Beginning with the first line, set down every line through the one containing "from matplotlib.ticker import FuncFormatter", exactly as it appears, but not the pictures.

────────────────────

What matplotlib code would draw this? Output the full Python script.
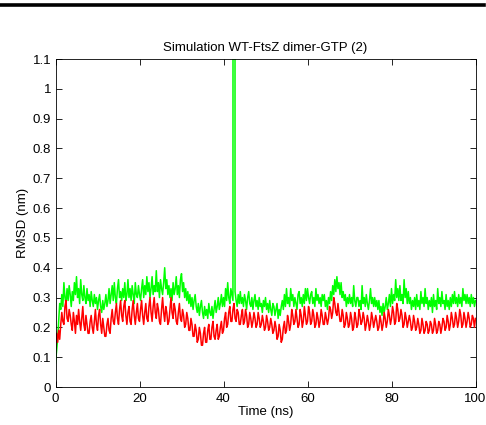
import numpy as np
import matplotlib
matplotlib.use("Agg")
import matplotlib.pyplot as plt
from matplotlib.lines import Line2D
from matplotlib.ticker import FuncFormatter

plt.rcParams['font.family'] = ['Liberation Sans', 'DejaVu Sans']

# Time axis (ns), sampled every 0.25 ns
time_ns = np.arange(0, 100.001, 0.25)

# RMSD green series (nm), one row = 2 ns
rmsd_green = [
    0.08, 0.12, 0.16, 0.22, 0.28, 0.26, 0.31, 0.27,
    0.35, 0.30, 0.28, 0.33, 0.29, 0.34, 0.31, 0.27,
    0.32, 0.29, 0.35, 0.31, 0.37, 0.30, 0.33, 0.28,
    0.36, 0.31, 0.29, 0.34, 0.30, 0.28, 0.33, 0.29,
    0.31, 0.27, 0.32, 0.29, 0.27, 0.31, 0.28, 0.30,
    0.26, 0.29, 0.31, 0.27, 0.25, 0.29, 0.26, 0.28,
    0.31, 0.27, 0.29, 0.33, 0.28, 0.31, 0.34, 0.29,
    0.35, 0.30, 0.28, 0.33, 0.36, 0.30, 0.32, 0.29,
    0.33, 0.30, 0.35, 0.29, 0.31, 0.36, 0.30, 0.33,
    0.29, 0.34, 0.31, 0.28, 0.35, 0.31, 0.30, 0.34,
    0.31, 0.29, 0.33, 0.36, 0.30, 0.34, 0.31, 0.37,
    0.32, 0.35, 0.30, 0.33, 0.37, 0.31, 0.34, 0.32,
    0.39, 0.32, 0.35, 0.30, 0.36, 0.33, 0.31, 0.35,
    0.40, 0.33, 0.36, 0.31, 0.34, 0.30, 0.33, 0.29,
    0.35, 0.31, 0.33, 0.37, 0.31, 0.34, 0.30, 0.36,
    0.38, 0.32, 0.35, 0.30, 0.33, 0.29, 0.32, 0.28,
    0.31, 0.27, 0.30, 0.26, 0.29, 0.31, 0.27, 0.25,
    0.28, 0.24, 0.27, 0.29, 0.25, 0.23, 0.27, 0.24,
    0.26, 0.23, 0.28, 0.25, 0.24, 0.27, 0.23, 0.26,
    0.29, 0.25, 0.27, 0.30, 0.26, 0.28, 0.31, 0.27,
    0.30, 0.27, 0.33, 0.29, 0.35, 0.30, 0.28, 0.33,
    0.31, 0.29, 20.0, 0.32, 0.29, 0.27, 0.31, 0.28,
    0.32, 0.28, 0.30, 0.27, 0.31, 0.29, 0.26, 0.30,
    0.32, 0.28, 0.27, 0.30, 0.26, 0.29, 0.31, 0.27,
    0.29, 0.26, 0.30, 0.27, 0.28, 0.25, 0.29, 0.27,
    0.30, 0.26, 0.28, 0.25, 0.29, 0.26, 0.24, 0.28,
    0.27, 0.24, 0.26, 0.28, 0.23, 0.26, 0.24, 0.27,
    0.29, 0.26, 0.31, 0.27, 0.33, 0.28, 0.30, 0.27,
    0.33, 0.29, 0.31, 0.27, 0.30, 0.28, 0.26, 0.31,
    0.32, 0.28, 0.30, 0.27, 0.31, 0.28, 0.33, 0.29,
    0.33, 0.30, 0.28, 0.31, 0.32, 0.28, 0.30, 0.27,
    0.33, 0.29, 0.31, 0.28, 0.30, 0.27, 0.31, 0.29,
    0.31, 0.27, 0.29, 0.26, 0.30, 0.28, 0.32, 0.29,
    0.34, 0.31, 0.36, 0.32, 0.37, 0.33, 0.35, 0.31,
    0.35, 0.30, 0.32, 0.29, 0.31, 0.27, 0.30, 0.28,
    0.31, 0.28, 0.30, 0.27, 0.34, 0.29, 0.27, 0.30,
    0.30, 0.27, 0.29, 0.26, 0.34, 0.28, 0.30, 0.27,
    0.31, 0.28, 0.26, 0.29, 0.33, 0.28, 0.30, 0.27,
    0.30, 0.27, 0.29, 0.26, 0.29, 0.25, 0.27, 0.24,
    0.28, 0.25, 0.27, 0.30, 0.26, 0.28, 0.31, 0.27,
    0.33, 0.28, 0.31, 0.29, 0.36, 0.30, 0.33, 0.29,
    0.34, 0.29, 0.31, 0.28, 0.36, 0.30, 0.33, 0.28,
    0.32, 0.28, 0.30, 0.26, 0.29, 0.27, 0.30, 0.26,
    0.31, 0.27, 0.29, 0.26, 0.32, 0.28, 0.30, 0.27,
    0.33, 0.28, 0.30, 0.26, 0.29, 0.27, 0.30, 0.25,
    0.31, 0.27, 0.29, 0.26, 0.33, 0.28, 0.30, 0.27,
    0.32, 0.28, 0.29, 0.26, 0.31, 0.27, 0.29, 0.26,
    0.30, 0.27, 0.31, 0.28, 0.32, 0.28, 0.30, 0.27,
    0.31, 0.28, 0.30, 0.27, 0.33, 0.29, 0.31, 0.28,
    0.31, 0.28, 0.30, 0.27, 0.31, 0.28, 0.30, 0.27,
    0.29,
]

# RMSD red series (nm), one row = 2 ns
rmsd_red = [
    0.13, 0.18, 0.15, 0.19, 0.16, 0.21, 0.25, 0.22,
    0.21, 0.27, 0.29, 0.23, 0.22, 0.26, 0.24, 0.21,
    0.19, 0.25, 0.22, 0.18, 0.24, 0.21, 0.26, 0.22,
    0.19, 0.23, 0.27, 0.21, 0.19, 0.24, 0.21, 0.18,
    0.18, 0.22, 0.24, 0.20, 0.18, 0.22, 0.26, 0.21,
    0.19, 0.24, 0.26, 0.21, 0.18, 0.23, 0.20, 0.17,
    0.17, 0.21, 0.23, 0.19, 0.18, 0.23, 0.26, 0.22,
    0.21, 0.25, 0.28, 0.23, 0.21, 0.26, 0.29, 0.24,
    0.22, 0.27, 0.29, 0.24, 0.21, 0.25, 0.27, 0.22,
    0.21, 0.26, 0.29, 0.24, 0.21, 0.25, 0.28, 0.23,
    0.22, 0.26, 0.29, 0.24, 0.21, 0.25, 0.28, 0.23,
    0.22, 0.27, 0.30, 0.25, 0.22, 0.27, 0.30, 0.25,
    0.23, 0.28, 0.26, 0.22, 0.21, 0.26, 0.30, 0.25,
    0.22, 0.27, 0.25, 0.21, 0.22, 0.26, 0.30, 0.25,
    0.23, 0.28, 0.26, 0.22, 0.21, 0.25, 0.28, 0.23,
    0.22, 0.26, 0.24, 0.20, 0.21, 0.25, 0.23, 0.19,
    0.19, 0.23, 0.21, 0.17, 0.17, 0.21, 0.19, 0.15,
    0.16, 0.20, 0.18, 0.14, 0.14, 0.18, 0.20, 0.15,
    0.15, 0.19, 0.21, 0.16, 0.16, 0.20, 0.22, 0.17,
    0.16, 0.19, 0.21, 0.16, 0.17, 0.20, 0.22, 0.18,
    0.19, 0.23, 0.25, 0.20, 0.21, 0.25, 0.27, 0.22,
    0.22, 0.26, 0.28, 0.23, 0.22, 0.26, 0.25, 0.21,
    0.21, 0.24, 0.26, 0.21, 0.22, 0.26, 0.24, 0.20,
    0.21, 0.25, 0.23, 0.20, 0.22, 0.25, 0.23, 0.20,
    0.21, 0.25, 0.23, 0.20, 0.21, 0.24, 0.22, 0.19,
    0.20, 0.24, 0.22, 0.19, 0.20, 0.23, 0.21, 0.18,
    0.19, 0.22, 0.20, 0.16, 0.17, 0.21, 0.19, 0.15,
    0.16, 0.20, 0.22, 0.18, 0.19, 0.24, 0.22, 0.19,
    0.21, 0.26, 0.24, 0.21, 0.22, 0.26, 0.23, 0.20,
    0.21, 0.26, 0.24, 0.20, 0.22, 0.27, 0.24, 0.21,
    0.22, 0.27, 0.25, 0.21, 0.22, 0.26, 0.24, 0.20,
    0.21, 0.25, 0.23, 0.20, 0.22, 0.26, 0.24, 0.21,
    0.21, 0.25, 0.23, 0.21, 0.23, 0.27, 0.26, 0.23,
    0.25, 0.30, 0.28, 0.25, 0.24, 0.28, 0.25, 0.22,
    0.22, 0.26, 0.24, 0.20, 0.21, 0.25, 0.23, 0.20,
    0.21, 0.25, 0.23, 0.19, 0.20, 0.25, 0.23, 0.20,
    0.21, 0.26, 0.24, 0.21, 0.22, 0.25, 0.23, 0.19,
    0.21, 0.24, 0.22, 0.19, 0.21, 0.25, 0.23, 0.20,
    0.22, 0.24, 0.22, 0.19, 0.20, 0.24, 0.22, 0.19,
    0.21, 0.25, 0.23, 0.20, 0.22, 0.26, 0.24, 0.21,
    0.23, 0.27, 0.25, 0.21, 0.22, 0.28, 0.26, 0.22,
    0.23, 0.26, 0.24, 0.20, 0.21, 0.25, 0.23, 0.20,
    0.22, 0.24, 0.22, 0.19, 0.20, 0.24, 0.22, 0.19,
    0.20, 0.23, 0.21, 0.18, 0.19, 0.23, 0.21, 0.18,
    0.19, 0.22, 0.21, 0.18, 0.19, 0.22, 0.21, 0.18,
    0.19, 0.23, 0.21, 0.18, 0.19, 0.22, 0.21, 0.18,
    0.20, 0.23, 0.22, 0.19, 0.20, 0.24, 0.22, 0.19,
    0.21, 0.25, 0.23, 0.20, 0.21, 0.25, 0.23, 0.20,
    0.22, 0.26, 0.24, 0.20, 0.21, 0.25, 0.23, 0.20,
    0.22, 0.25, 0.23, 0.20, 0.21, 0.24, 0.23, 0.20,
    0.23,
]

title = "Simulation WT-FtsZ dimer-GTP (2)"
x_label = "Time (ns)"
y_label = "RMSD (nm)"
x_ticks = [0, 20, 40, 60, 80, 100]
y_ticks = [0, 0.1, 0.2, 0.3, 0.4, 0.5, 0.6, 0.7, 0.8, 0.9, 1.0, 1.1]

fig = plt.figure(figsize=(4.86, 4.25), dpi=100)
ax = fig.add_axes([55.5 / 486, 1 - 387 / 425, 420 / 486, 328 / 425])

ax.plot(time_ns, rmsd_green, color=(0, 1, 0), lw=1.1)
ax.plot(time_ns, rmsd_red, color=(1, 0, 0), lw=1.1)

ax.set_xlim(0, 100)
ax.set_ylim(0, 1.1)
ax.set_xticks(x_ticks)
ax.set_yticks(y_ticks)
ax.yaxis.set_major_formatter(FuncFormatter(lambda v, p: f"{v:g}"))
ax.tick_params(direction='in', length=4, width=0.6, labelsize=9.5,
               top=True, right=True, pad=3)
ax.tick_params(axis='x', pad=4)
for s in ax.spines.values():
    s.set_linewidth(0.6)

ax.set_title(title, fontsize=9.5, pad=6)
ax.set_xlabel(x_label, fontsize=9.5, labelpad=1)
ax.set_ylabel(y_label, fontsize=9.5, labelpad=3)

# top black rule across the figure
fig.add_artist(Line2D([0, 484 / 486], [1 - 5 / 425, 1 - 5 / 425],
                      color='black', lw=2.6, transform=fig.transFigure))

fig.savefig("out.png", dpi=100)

────────────────────

Correct result =
What matplotlib code would draw this? Output the full Python script.
import numpy as np
import matplotlib
matplotlib.use("Agg")
import matplotlib.pyplot as plt
from matplotlib.lines import Line2D
from matplotlib.ticker import FuncFormatter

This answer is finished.